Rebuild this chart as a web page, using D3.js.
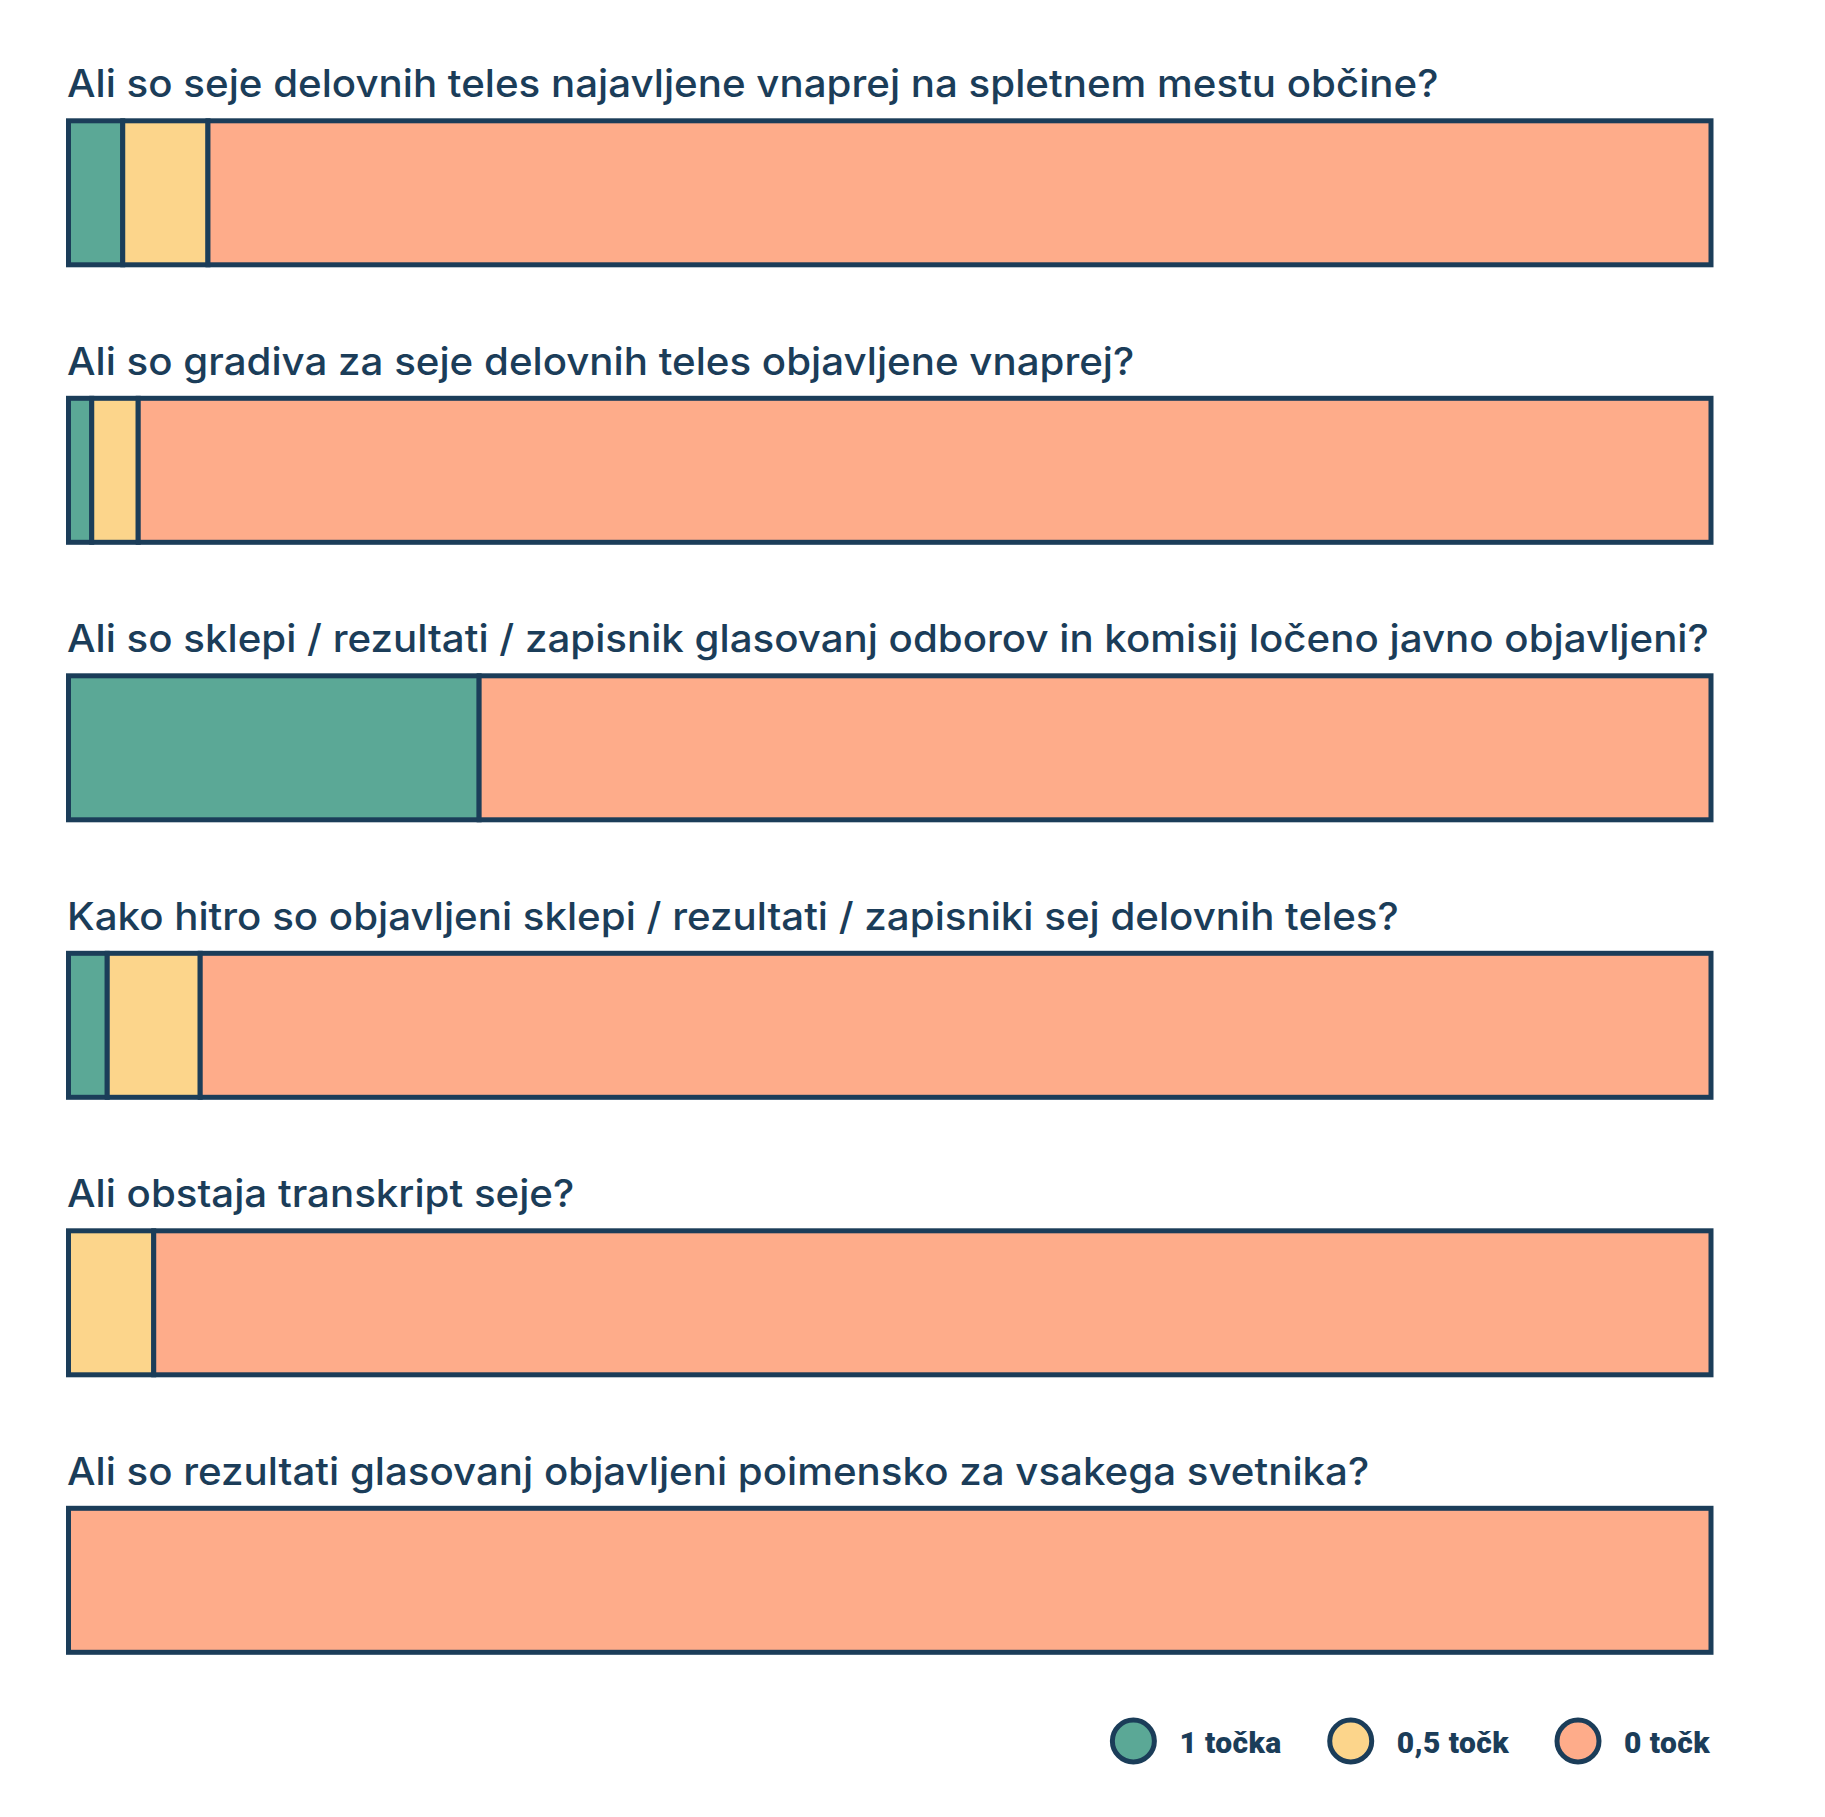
<!DOCTYPE html>
<html><head><meta charset="utf-8">
<script src="https://cdn.jsdelivr.net/npm/d3@7"></script>
<style>html,body{margin:0;padding:0;background:#fff;}</style>
</head><body>
<svg id="chart" width="1825" height="1817"></svg>
<script>
const questions = [
  "Ali so seje delovnih teles najavljene vnaprej na spletnem mestu občine?",
  "Ali so gradiva za seje delovnih teles objavljene vnaprej?",
  "Ali so sklepi / rezultati / zapisnik glasovanj odborov in komisij ločeno javno objavljeni?",
  "Kako hitro so objavljeni sklepi / rezultati / zapisniki sej delovnih teles?",
  "Ali obstaja transkript seje?",
  "Ali so rezultati glasovanj objavljeni poimensko za vsakega svetnika?"
];
const categories = ["1 točka", "0,5 točk", "0 točk"];
const onePoint  = [7, 3, 53, 5, 0, 0];
const halfPoint = [11, 6, 0, 12, 11, 0];
const zeroPoint = [194, 203, 159, 195, 201, 212];
const colors = ["#5BA896", "#FCD58B", "#FEAC8A"];
const navy = "#1B3D59";

const svg = d3.select("#chart");
const total = 212;
const x = d3.scaleLinear().domain([0, total]).range([68.5, 1711]);
const y = d3.scaleBand().domain(d3.range(questions.length))
  .range([120.8, 120.8 + 6 * 277.5 - 133.5]).paddingInner(1 - 144 / 277.5).paddingOuter(0);
const color = d3.scaleOrdinal().domain(categories).range(colors);

const rows = questions.map((q, i) => {
  const vals = [onePoint[i], halfPoint[i], zeroPoint[i]];
  let acc = 0;
  const segs = vals.map((v, k) => { const s = {cat: categories[k], x0: acc, x1: acc + v}; acc += v; return s; })
    .filter(s => s.x1 > s.x0);
  return {q, i, segs};
});

const g = svg.selectAll("g.row").data(rows).join("g").attr("class", "row");

const titles = g.append("text")
  .attr("x", 0)
  .attr("y", 0)
  .attr("fill", navy)
  .style("font-family", "Inter, sans-serif")
  .style("font-size", "38px")
  .style("font-weight", 500)
  .text(d => d.q);
// the original typeface is wider than Inter: stretch horizontally to match
const w0 = titles.filter(d => d.i === 0).node().getComputedTextLength();
const sx = 1372 / w0;
titles.attr("transform", d => `translate(67,${y(d.i) - 23.5}) scale(${sx},1)`);

g.selectAll("rect").data(d => d.segs.map(s => ({...s, i: d.i}))).join("rect")
  .attr("x", s => x(s.x0))
  .attr("width", s => x(s.x1) - x(s.x0))
  .attr("y", s => y(s.i))
  .attr("height", y.bandwidth())
  .attr("fill", s => color(s.cat))
  .attr("stroke", navy)
  .attr("stroke-width", 5);

// legend, right aligned to bar end
const legY = 1741;
const leg = svg.append("g");
const items = leg.selectAll("g").data(categories).join("g");
items.append("circle").attr("r", 21).attr("cy", legY)
  .attr("fill", d => color(d)).attr("stroke", navy).attr("stroke-width", 5);
items.append("text").attr("y", legY + 12)
  .attr("fill", navy)
  .style("font-family", "Roboto, sans-serif")
  .style("font-size", "30px")
  .style("font-weight", 900)
  .style("letter-spacing", "0.4px")
  .text(d => d);
const widths = [];
items.each(function() { widths.push(d3.select(this).select("text").node().getComputedTextLength()); });
let cursor = 1710;
const pos = [];
for (let k = categories.length - 1; k >= 0; k--) {
  const tx = cursor - widths[k];
  pos[k] = tx;
  cursor = tx - 46 - 69;
}
items.each(function(d, k) {
  d3.select(this).select("text").attr("x", pos[k]);
  d3.select(this).select("circle").attr("cx", pos[k] - 46);
});
</script>
</body></html>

☆ ☆ ☆

* [Do this]
Please set down each line of the data above exactly as written, without the pictures.

* [Expected output]
Rebuild this chart as a web page, using D3.js.
<!DOCTYPE html>
<html><head><meta charset="utf-8">
<script src="https://cdn.jsdelivr.net/npm/d3@7"></script>
<style>html,body{margin:0;padding:0;background:#fff;}</style>
</head><body>
<svg id="chart" width="1825" height="1817"></svg>
<script>
const questions = [
  "Ali so seje delovnih teles najavljene vnaprej na spletnem mestu občine?",
  "Ali so gradiva za seje delovnih teles objavljene vnaprej?",
  "Ali so sklepi / rezultati / zapisnik glasovanj odborov in komisij ločeno javno objavljeni?",
  "Kako hitro so objavljeni sklepi / rezultati / zapisniki sej delovnih teles?",
  "Ali obstaja transkript seje?",
  "Ali so rezultati glasovanj objavljeni poimensko za vsakega svetnika?"
];
const categories = ["1 točka", "0,5 točk", "0 točk"];
const onePoint  = [7, 3, 53, 5, 0, 0];
const halfPoint = [11, 6, 0, 12, 11, 0];
const zeroPoint = [194, 203, 159, 195, 201, 212];
const colors = ["#5BA896", "#FCD58B", "#FEAC8A"];
const navy = "#1B3D59";

const svg = d3.select("#chart");
const total = 212;
const x = d3.scaleLinear().domain([0, total]).range([68.5, 1711]);
const y = d3.scaleBand().domain(d3.range(questions.length))
  .range([120.8, 120.8 + 6 * 277.5 - 133.5]).paddingInner(1 - 144 / 277.5).paddingOuter(0);
const color = d3.scaleOrdinal().domain(categories).range(colors);

const rows = questions.map((q, i) => {
  const vals = [onePoint[i], halfPoint[i], zeroPoint[i]];
  let acc = 0;
  const segs = vals.map((v, k) => { const s = {cat: categories[k], x0: acc, x1: acc + v}; acc += v; return s; })
    .filter(s => s.x1 > s.x0);
  return {q, i, segs};
});

const g = svg.selectAll("g.row").data(rows).join("g").attr("class", "row");

const titles = g.append("text")
  .attr("x", 0)
  .attr("y", 0)
  .attr("fill", navy)
  .style("font-family", "Inter, sans-serif")
  .style("font-size", "38px")
  .style("font-weight", 500)
  .text(d => d.q);
// the original typeface is wider than Inter: stretch horizontally to match
const w0 = titles.filter(d => d.i === 0).node().getComputedTextLength();
const sx = 1372 / w0;
titles.attr("transform", d => `translate(67,${y(d.i) - 23.5}) scale(${sx},1)`);

g.selectAll("rect").data(d => d.segs.map(s => ({...s, i: d.i}))).join("rect")
  .attr("x", s => x(s.x0))
  .attr("width", s => x(s.x1) - x(s.x0))
  .attr("y", s => y(s.i))
  .attr("height", y.bandwidth())
  .attr("fill", s => color(s.cat))
  .attr("stroke", navy)
  .attr("stroke-width", 5);

// legend, right aligned to bar end
const legY = 1741;
const leg = svg.append("g");
const items = leg.selectAll("g").data(categories).join("g");
items.append("circle").attr("r", 21).attr("cy", legY)
  .attr("fill", d => color(d)).attr("stroke", navy).attr("stroke-width", 5);
items.append("text").attr("y", legY + 12)
  .attr("fill", navy)
  .style("font-family", "Roboto, sans-serif")
  .style("font-size", "30px")
  .style("font-weight", 900)
  .style("letter-spacing", "0.4px")
  .text(d => d);
const widths = [];
items.each(function() { widths.push(d3.select(this).select("text").node().getComputedTextLength()); });
let cursor = 1710;
const pos = [];
for (let k = categories.length - 1; k >= 0; k--) {
  const tx = cursor - widths[k];
  pos[k] = tx;
  cursor = tx - 46 - 69;
}
items.each(function(d, k) {
  d3.select(this).select("text").attr("x", pos[k]);
  d3.select(this).select("circle").attr("cx", pos[k] - 46);
});
</script>
</body></html>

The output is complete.